The cost of SLI is about $10-$15 per day and typically provides up to $1 million in liability protection. We do not recommend purchasing this coverage if your firm has Hired & Non-owned Auto Liability Insurance and your Personal Auto Policy has adequate limits of liability. If you are concerned about not having enough liability protection, we recommend increasing limits on your Personal Auto Policy rather than purchasing it from the rental car company.

What is it?
Personal Accident Insurance (PAI) provides medical coverage for you in the event of accidental death or bodily injury for the duration of the rental.

If your firm has a Workers’ Compensation policy, and you are using the rental car for business purposes, you will have coverage for medical treatment if you sustain an injury during the accident.

Your health insurance policy will provide medical coverage in the event of an auto accident with injury.

If your firm has Workers’ Compensation and/or you have a health insurance policy, we do not recommend purchasing this coverage. If you do not have health insurance, and plan to spend some personal time in the rental car, you may personally choose to purchase this coverage.

What is it?
Personal Effects Coverage provides coverage for your personal belonging while in the vehicle, a hotel or other building for the duration of the rental.

Your Homeowner’s or Renter’s policy provides some coverage for your personal effects while away from your home. A Homeowner’s/Renter’s policy does not provide coverage for any property owned by your firm.

Your firm’s Property Policy should provide coverage for business personal property away from the premises. If you are traveling with business property, you and your firm should ensure that the Business Personal Property limit sufficiently covers any property taken on a business trip. Contact your agent or refer to your policy for coverage limits.

We do not recommend purchasing this additional coverage because of the coverage provided by a Homeowner’s/Renter’s policy and your firm’s Commercial Property Policy. If you do not have a homeowner’s/renter’s policy and/or your firm does not have a Business Personal Property policy, you may want to consider purchasing this coverage.

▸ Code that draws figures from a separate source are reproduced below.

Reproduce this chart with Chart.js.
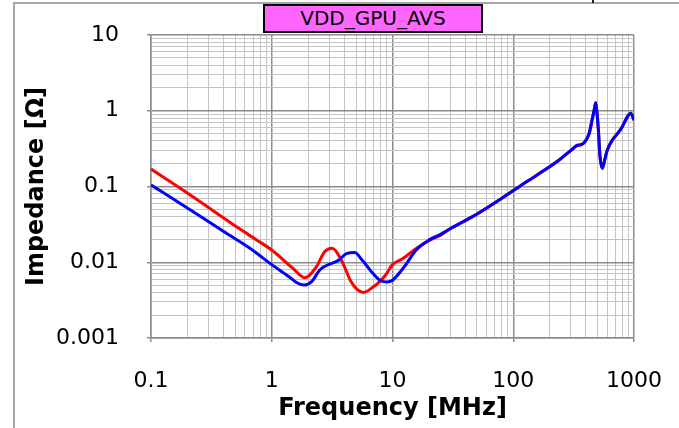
<!DOCTYPE html>
<html>
<head>
<meta charset="utf-8">
<title>VDD_GPU_AVS impedance</title>
<script src="https://cdn.jsdelivr.net/npm/chart.js@4.4.0/dist/chart.umd.min.js"></script>
<style>
  html, body { margin: 0; padding: 0; background: #fff; }
  #wrap { position: relative; width: 679px; height: 428px; overflow: hidden; background: #fff; }
  #chart { position: absolute; left: 0; top: 0; }
  .edge { position: absolute; background: #a6a6a6; }
  #edge-top  { left: 13px; top: 2px; width: 666px; height: 2px; }
  #edge-left { left: 13px; top: 2px; width: 2px; height: 426px; }
  #mark { position: absolute; left: 592px; top: 0; width: 2px; height: 3px; background: #222; }
  #title {
    position: absolute; left: 263px; top: 4px; width: 216px; height: 25px;
    background: #ff66ff; border: 2px solid #000; color: #000;
    font: 20px 'DejaVu Sans', sans-serif; line-height: 25px; text-align: center;
  }
</style>
</head>
<body>
<div id="wrap">
  <canvas id="chart" width="679" height="428"></canvas>
  <div class="edge" id="edge-top"></div>
  <div class="edge" id="edge-left"></div>
  <div id="mark"></div>
  <div id="title">VDD_GPU_AVS</div>
</div>
<script>
/* ── Axis decades and their labels ───────────────────────────── */
const FREQ_TICKS  = [0.1, 1, 10, 100, 1000];
const FREQ_LABELS = ['0.1', '1', '10', '100', '1000'];
const Z_TICKS     = [0.001, 0.01, 0.1, 1, 10];
const Z_LABELS    = ['0.001', '0.01', '0.1', '1', '10'];

/* ── Impedance curves (MHz, Ω) ───────────────────────────────── */
const RED_FREQ = [0.1, 0.2, 0.5, 0.75, 1, 1.5, 1.87, 2.34, 2.74, 3.17, 3.77, 4.53, 5.15, 5.76,
                  6.86, 7.8, 8.9, 10, 12, 15, 18, 20, 25,
                  30, 46, 76, 112, 150, 240, 300, 340, 370, 425, 450, 470, 482, 495, 507, 523,
                  547, 570, 601, 662, 751, 800, 881, 939, 1000];
const RED_Z    = [0.170, 0.082, 0.030, 0.0197, 0.0145, 0.0083, 0.00625, 0.0087, 0.0138, 0.0153,
                  0.0107, 0.00555, 0.0043, 0.0040, 0.00467, 0.0055, 0.0070, 0.0093, 0.011,
                  0.0144, 0.0175, 0.0192, 0.0228,
                  0.0277, 0.040, 0.066, 0.0996, 0.135, 0.224, 0.30, 0.35, 0.36, 0.50, 0.76,
                  1.06, 1.28, 0.90, 0.557, 0.248, 0.174, 0.22, 0.303, 0.41, 0.53, 0.616, 0.83,
                  0.925, 0.755];

const BLUE_FREQ = [0.1, 0.2, 0.4, 0.66, 1, 1.4, 1.6, 1.85, 2.15, 2.5, 3.6, 4.2, 4.85, 5.6, 6.9,
                   8.0, 9.0, 10, 12.5, 15.7, 20, 25,
                   30, 46, 76, 112, 150, 240, 300, 340, 370, 425, 450, 470, 482, 495, 507, 523,
                   547, 570, 601, 662, 751, 800, 881, 939, 1000];
const BLUE_Z    = [0.105, 0.052, 0.0255, 0.0153, 0.0093, 0.0064, 0.0054, 0.0050, 0.0056, 0.0079,
                   0.0107, 0.0131, 0.0134, 0.0107, 0.0071, 0.0057, 0.0055, 0.0058, 0.0087,
                   0.0145, 0.0196, 0.0233,
                   0.0277, 0.040, 0.066, 0.0996, 0.135, 0.224, 0.30, 0.35, 0.36, 0.50, 0.76,
                   1.06, 1.28, 0.90, 0.557, 0.248, 0.174, 0.22, 0.303, 0.41, 0.53, 0.616, 0.83,
                   0.925, 0.755];

const MAJOR_GRID = '#8c8c8c';
const MINOR_GRID = '#c4c4c4';

/* decade ticks carry a label, the 2..9 steps in between only a grid line */
function decadeTicks(decades, labels) {
  const out = [];
  decades.forEach((d, i) => {
    out.push({ value: d, lbl: labels[i] });
    if (i < decades.length - 1) {
      for (let k = 2; k <= 9; k++) out.push({ value: d * k, lbl: '' });
    }
  });
  return out;
}

function pairs(xs, ys) {
  return xs.map((x, i) => ({ x, y: ys[i] }));
}

function logAxis(decades, labels, title, fit) {
  return {
    type: 'logarithmic',
    min: decades[0],
    max: decades[decades.length - 1],
    afterBuildTicks: s => { s.ticks = decadeTicks(decades, labels); },
    afterFit: fit,
    grid: {
      color: c => (c.tick && c.tick.lbl ? MAJOR_GRID : MINOR_GRID),
      lineWidth: c => (c.tick && c.tick.lbl ? 1.5 : 1),
      tickColor: c => (c.tick && c.tick.lbl ? MAJOR_GRID : 'rgba(0,0,0,0)'),
      tickLength: 4,
    },
    border: { display: true, color: MAJOR_GRID, width: 1.5 },
    ticks: {
      autoSkip: false,
      maxRotation: 0,
      minRotation: 0,
      color: '#000',
      font: { family: "'DejaVu Sans', sans-serif", size: 22 },
      callback: (v, i, ticks) => ticks[i].lbl,
    },
    title: {
      display: true,
      text: title,
      color: '#000',
      font: { family: "'DejaVu Sans', sans-serif", size: 24, weight: 'bold' },
    },
  };
}

/* fixed axis boxes so the plot sits at 151..634 x 35..338 */
const xAxis = logAxis(FREQ_TICKS, FREQ_LABELS, 'Frequency [MHz]', s => {
  s.height = 90;
  s.paddingLeft = 0;
  s.paddingRight = 0;
});
xAxis.ticks.padding = 26;
xAxis.title.padding = { top: 0, bottom: 5 };

const yAxis = logAxis(Z_TICKS, Z_LABELS, 'Impedance [Ω]', s => {
  s.width = 151;
  s.paddingTop = 0;
  s.paddingBottom = 0;
});
yAxis.ticks.padding = 28;
yAxis.title.padding = { top: 22, bottom: 0 };

new Chart(document.getElementById('chart'), {
  type: 'line',
  data: {
    datasets: [
      {
        data: pairs(BLUE_FREQ, BLUE_Z),
        borderColor: '#0000ff',
        borderWidth: 3,
        pointRadius: 0,
        cubicInterpolationMode: 'monotone',
        fill: false,
      },
      {
        data: pairs(RED_FREQ, RED_Z),
        borderColor: '#ff0000',
        borderWidth: 3,
        pointRadius: 0,
        cubicInterpolationMode: 'monotone',
        fill: false,
      },
    ],
  },
  options: {
    responsive: false,
    animation: false,
    layout: { padding: { left: 0, top: 35, right: 45, bottom: 0 } },
    plugins: { legend: { display: false }, tooltip: { enabled: false } },
    scales: { x: xAxis, y: yAxis },
  },
});
</script>
</body>
</html>
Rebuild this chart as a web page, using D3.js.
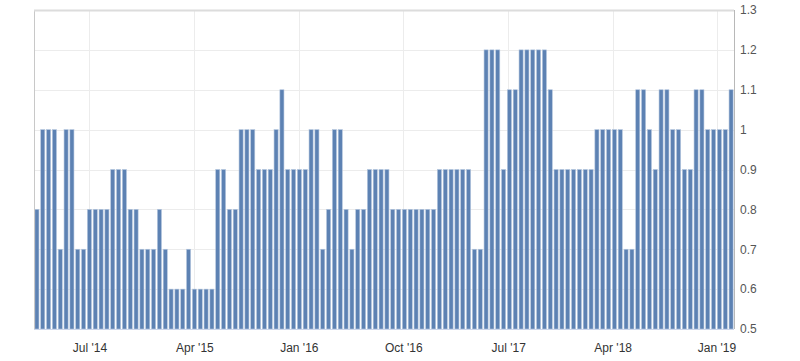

Develop and Publish a Rental Car Policy
Your firm should develop a written Rental Car Policy and distribute it to all employees on an annual basis. This policy should cover the following:

  • Your firm’s preferred rental car company and corporate account number, if applicable.
  • Procedure for purchasing or rejecting the Loss Damage Waiver and other coverages.

International Travel
If you travel and rent vehicles internationally, talk with your insurance agent about the unique risks and coverage options available for international car rentals.